Hillary Clinton made a disturbing comment to the Argus Leader newspaper in Sioux Falls, S.D. today by using the shooting of Robert F. Kennedy as an example of what can happen in any presidential campaign.
She said, regarding why she is ignoring calls for her to exit the Democratic nomination race: "My husband did not wrap up the nomination in 1992 until he won the California primary somewhere in the middle of June, right? We all remember Bobby Kennedy was assassinated in June in California. I don't understand it."
The Huffington Post reports further that Francine Torge, a former John Edwards supporter, while introducing Mrs. Clinton at a campaign stop in Dover, N.H. in January, also mentioned a Kennedy assassination, saying, "Some people compare one of the other candidates to John F. Kennedy. But he was assassinated. And Lyndon Baines Johnson was the one who" passed civil rights legislation.
Phil Singer, a Clinton spokesman said at the time: "We were not aware that this person was going to make those comments and disapprove of them completely. They were totally inappropriate."
Obama’s campaign responded this way to Senator Clinton's remark from today: "Senator Clinton's statement before the Argus Leader editorial board was unfortunate and has no place in this campaign," said Obama campaign spokesman Bill Burton.
The Politico points out that Obama "received Secret Service protection one year ago this month, the earliest ever in presidential history, after reports of threats."
The Clinton campaign is responding to the controversy by stating that Hillary was merely bringing up her husband and RFK as historical references, trying to show that nomination contests have gone this late into the year before. The campaign claims she was not speaking of Kennedy's death per se, but merely mentioning that RFK was still fighting for the Democratic nomination in June, as she is. "Any reading into it beyond that is inaccurate," the campaign said.
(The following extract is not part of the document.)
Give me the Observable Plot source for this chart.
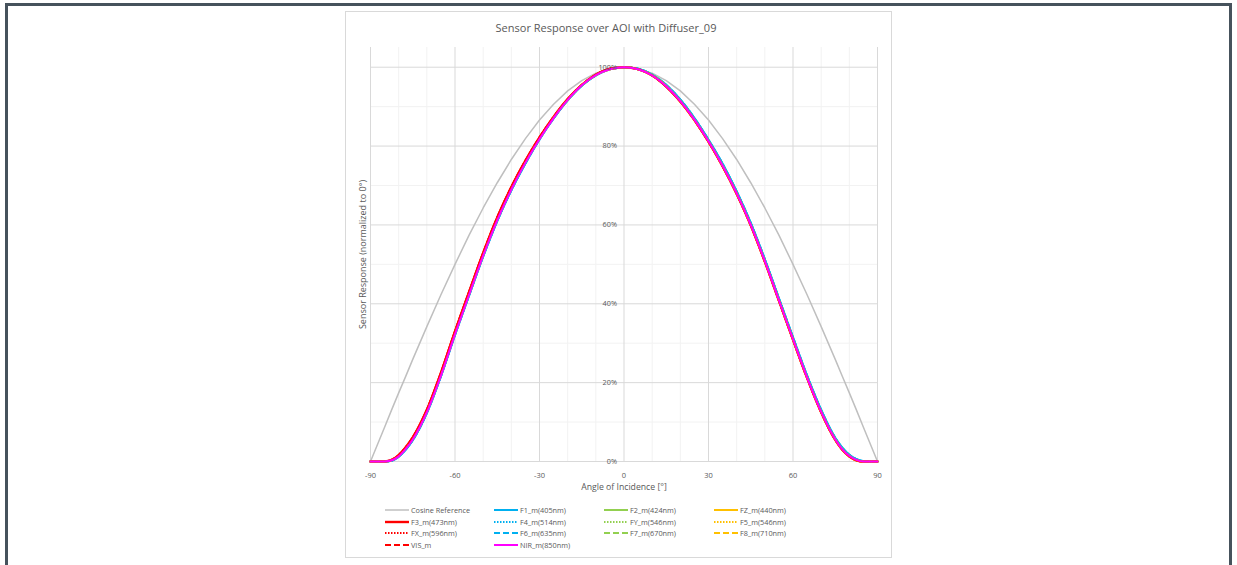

Hillary herself went on camera later and apologized if her reference to "that moment of trauma for our entire nation, and particularly for the Kennedy family, was in any way offensive. I certainly had no intention of that whatsoever."
"I'm honored to hold Senator Kennedy's seat in the United States Senate from the state of New York, and have the highest regard for the entire Kennedy family," she said.